Part of the answer, of course, is that we have a large number of high earners here. (Mean household income is $132,864 according to Census data here.) But that's not the main thing. The main thing is that the bottom part of the income distribution is completely fake. Most importantly, all of the in-kind benefits are counted at zero. And that's only the start.
The Census Bureau says that 16.7% of the people in this district live in "poverty." That's by their completely fraudulent measure of "cash income," where in-kind benefits don't count. But we spend vast sums on the in-kind benefits. We have large tracts of public housing that would have market rental value of easily $40,000 per apartment per year. We provide Medicaid to the poor at average cost per beneficiary exceeding $10,000 per year. Food stamps average about $8000 per year. Many "poor" families in this district have over $50,000 lavished on them per year in in-kind benefits, and some over $100,000, and none of it counts.
And then, also lurking at the bottom of the Census Bureau income numbers, are a lot of people you probably thought were not poor at all. You might even have thought they were rich. They may have a lot of resources available to live on but they don't have any "cash income" at this moment. I'm talking about those law students at Columbia and NYU and Fordham who will get fancy law firm jobs in a couple of years at $200,000 per year, but this year they are living on family resources and working the summer at an unpaid internship for a Federal judge. The Census Bureau counts them as "poor" with zero income. Or there's the new college grad who has just moved to Manhattan to make his fortune but hasn't landed his first job yet. Or the young heiress with an unpaid job at one of the museums. With enough of these people you can really run up your Gini index.
And by the way, look at some of the other Congressional districts of the top ten in "income inequality," and you will find a remarkable collection of the homes of the progressive gentry.

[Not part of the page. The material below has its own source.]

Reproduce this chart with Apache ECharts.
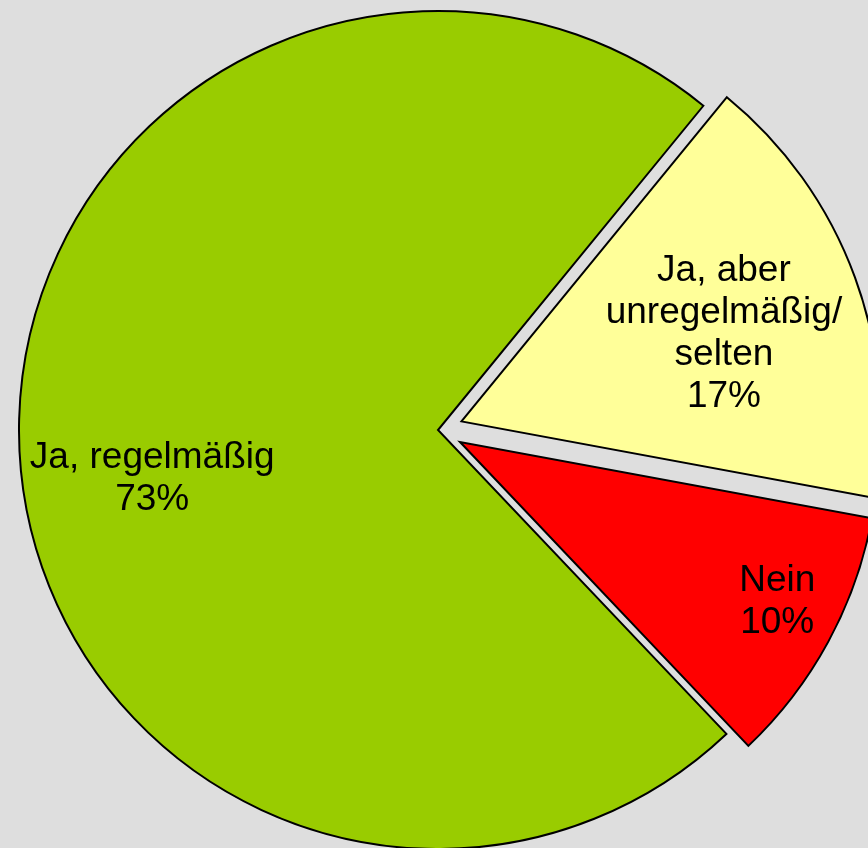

New York 12 -- that's our cross-town rivals from the Upper East Side. Pennsylvania 2 is much of the heart of Philadelphia. Illinois 7 -- that's downtown Chicago and its super-rich north side. And California 33 is Henry Waxman's coastal Los Angeles district, including Beverly Hills, Santa Monica, Malibu and Palos Verdes.
None of this is a coincidence. Income inequality is undoubtedly a consequence of the capitalist system; but the extremes of "income inequality" as presented to us by politicians from intentionally misleading Census Bureau data are something else. These extremes are substantially the product of fraudulent government numbers that systematically exclude the effects of the government programs sold to the public to cure the inequality. It all works until the public wakes up and notices that the worst "inequality" is right in the heart of the progressive bastions, in the very places where the progressive programs are most lavishly employed.